::: Provided records :::
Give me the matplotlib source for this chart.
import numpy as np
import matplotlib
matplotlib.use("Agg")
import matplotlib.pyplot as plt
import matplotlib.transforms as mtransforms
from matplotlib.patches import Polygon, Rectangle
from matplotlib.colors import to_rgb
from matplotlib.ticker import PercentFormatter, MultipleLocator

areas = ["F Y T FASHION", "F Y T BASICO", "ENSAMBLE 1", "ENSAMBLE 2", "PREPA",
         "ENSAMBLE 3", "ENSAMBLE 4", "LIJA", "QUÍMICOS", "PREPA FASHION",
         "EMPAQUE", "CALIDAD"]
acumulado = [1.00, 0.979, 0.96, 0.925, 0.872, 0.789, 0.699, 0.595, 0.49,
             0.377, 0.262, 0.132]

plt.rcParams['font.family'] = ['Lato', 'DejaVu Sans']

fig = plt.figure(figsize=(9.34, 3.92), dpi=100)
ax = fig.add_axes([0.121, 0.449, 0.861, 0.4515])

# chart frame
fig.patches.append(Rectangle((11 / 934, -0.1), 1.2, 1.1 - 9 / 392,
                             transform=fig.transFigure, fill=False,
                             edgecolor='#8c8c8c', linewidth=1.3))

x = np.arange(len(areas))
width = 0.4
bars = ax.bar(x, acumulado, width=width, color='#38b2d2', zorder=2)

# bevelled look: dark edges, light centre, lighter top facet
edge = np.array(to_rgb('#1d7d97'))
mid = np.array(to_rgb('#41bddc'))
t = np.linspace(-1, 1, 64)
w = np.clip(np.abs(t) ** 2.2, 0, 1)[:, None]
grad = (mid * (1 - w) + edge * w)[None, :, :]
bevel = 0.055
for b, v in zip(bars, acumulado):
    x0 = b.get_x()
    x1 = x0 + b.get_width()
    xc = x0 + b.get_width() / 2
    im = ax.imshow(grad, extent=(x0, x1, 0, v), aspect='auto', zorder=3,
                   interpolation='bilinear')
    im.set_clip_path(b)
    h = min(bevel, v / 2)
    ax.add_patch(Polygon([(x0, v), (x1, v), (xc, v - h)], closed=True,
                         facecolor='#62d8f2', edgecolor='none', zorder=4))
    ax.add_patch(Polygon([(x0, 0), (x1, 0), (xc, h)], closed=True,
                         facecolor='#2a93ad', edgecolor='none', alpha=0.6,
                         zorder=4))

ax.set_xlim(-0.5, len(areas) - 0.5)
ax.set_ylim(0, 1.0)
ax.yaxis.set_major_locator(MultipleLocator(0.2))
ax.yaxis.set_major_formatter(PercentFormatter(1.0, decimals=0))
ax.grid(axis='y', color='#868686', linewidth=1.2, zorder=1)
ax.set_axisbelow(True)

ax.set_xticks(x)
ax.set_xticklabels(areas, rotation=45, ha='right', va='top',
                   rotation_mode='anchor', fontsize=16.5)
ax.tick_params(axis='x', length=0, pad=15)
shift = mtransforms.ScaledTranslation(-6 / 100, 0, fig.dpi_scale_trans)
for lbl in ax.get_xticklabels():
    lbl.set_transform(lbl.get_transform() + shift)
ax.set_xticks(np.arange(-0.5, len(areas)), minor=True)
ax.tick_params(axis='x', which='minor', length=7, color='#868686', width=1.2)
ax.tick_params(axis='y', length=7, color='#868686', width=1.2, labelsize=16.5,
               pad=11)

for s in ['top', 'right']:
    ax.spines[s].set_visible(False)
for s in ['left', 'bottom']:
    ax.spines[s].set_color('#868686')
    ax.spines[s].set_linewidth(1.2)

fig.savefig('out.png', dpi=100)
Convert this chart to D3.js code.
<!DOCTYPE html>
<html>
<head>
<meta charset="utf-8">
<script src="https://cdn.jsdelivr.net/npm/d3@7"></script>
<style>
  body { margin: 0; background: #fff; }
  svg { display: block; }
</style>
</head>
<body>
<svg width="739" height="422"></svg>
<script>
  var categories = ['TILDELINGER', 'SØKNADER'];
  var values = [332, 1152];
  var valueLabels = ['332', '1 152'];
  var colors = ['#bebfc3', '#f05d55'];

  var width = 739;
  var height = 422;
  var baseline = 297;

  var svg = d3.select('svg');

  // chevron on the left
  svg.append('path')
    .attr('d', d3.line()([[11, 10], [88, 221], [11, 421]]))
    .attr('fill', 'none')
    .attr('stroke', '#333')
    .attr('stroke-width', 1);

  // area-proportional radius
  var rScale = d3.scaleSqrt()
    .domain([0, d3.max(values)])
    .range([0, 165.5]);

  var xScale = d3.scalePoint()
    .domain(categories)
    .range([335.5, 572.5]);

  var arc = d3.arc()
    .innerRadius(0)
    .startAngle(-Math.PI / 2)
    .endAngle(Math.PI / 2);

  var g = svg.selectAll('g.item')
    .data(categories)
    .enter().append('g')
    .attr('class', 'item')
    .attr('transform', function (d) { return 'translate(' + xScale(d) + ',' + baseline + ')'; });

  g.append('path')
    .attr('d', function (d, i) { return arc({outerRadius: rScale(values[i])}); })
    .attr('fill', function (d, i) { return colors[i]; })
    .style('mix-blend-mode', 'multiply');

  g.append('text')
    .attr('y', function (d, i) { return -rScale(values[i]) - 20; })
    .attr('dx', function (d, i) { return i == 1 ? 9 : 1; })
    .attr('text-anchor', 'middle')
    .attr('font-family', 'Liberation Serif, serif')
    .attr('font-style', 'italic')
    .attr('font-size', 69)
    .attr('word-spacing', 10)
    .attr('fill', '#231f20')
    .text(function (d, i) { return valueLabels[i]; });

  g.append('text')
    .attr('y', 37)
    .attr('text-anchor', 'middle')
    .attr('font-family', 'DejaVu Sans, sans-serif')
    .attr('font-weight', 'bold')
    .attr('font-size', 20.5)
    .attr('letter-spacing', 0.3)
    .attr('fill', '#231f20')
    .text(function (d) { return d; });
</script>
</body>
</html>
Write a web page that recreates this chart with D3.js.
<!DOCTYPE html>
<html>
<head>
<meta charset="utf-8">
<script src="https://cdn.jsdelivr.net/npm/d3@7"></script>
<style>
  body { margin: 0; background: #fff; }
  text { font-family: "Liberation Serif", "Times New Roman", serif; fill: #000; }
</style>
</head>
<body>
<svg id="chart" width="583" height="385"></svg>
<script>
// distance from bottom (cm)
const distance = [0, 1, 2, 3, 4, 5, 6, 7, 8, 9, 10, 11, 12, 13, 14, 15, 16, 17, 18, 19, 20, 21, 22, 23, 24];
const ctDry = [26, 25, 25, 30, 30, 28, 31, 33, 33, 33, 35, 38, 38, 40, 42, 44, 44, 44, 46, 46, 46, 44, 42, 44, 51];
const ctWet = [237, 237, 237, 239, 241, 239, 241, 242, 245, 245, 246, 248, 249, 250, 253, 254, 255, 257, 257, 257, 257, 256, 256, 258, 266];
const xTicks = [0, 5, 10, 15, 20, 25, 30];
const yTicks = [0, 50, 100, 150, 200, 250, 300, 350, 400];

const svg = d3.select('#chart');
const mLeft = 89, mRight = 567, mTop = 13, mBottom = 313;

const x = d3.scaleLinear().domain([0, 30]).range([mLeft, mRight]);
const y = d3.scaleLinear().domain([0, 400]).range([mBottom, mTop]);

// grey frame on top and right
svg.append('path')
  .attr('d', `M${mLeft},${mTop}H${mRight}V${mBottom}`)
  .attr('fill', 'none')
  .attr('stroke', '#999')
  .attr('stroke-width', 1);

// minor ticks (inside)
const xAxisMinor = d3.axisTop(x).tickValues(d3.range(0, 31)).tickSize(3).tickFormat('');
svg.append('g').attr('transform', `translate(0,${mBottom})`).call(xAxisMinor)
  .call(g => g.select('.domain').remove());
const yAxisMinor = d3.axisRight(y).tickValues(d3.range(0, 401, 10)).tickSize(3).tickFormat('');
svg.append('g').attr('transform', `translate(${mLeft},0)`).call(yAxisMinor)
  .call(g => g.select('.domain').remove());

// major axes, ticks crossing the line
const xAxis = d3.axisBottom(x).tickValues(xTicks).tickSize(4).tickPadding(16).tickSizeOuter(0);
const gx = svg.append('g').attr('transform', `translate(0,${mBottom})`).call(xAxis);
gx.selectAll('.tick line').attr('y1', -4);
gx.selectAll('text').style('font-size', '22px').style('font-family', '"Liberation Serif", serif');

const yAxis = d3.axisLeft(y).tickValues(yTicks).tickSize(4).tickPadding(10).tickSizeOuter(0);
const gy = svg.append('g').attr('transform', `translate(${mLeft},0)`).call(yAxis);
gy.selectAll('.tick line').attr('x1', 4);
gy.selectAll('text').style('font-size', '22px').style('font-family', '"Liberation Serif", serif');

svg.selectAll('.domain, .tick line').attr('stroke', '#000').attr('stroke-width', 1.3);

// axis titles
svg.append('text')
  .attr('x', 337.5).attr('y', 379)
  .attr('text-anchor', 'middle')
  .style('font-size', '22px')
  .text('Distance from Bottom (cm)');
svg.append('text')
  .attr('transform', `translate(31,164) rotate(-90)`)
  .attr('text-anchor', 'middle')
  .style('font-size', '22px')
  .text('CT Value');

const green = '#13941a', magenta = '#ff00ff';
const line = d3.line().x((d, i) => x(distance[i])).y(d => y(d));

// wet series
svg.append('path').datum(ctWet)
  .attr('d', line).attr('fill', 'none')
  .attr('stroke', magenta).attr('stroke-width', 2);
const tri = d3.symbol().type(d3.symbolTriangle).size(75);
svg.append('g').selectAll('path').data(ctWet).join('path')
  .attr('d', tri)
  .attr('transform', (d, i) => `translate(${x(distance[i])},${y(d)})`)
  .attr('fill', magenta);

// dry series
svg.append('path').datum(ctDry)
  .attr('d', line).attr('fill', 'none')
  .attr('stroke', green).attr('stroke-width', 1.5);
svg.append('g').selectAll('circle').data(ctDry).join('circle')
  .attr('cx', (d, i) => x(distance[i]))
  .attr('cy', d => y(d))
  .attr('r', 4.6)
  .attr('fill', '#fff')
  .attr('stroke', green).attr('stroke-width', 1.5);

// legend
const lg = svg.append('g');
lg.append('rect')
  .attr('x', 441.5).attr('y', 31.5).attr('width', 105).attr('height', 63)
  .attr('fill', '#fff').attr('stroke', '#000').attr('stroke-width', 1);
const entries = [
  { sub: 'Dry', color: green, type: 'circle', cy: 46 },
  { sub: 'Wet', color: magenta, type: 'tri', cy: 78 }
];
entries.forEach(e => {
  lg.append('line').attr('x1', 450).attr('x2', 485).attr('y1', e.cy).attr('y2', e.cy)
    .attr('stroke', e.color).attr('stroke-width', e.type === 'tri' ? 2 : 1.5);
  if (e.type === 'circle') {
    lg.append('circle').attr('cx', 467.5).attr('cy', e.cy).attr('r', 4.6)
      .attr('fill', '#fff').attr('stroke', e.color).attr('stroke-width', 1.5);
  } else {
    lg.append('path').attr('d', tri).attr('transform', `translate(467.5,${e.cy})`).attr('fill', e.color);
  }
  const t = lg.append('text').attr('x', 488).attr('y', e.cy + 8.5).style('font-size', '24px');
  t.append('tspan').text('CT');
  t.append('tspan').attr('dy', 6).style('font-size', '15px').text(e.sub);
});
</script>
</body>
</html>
:::
Emit, unaltered, the lines from the top of the listing down through the line that holds "ax.set_axisbelow(True)"; emit nothing else.

[Complete response]:
Give me the matplotlib source for this chart.
import numpy as np
import matplotlib
matplotlib.use("Agg")
import matplotlib.pyplot as plt
import matplotlib.transforms as mtransforms
from matplotlib.patches import Polygon, Rectangle
from matplotlib.colors import to_rgb
from matplotlib.ticker import PercentFormatter, MultipleLocator

areas = ["F Y T FASHION", "F Y T BASICO", "ENSAMBLE 1", "ENSAMBLE 2", "PREPA",
         "ENSAMBLE 3", "ENSAMBLE 4", "LIJA", "QUÍMICOS", "PREPA FASHION",
         "EMPAQUE", "CALIDAD"]
acumulado = [1.00, 0.979, 0.96, 0.925, 0.872, 0.789, 0.699, 0.595, 0.49,
             0.377, 0.262, 0.132]

plt.rcParams['font.family'] = ['Lato', 'DejaVu Sans']

fig = plt.figure(figsize=(9.34, 3.92), dpi=100)
ax = fig.add_axes([0.121, 0.449, 0.861, 0.4515])

# chart frame
fig.patches.append(Rectangle((11 / 934, -0.1), 1.2, 1.1 - 9 / 392,
                             transform=fig.transFigure, fill=False,
                             edgecolor='#8c8c8c', linewidth=1.3))

x = np.arange(len(areas))
width = 0.4
bars = ax.bar(x, acumulado, width=width, color='#38b2d2', zorder=2)

# bevelled look: dark edges, light centre, lighter top facet
edge = np.array(to_rgb('#1d7d97'))
mid = np.array(to_rgb('#41bddc'))
t = np.linspace(-1, 1, 64)
w = np.clip(np.abs(t) ** 2.2, 0, 1)[:, None]
grad = (mid * (1 - w) + edge * w)[None, :, :]
bevel = 0.055
for b, v in zip(bars, acumulado):
    x0 = b.get_x()
    x1 = x0 + b.get_width()
    xc = x0 + b.get_width() / 2
    im = ax.imshow(grad, extent=(x0, x1, 0, v), aspect='auto', zorder=3,
                   interpolation='bilinear')
    im.set_clip_path(b)
    h = min(bevel, v / 2)
    ax.add_patch(Polygon([(x0, v), (x1, v), (xc, v - h)], closed=True,
                         facecolor='#62d8f2', edgecolor='none', zorder=4))
    ax.add_patch(Polygon([(x0, 0), (x1, 0), (xc, h)], closed=True,
                         facecolor='#2a93ad', edgecolor='none', alpha=0.6,
                         zorder=4))

ax.set_xlim(-0.5, len(areas) - 0.5)
ax.set_ylim(0, 1.0)
ax.yaxis.set_major_locator(MultipleLocator(0.2))
ax.yaxis.set_major_formatter(PercentFormatter(1.0, decimals=0))
ax.grid(axis='y', color='#868686', linewidth=1.2, zorder=1)
ax.set_axisbelow(True)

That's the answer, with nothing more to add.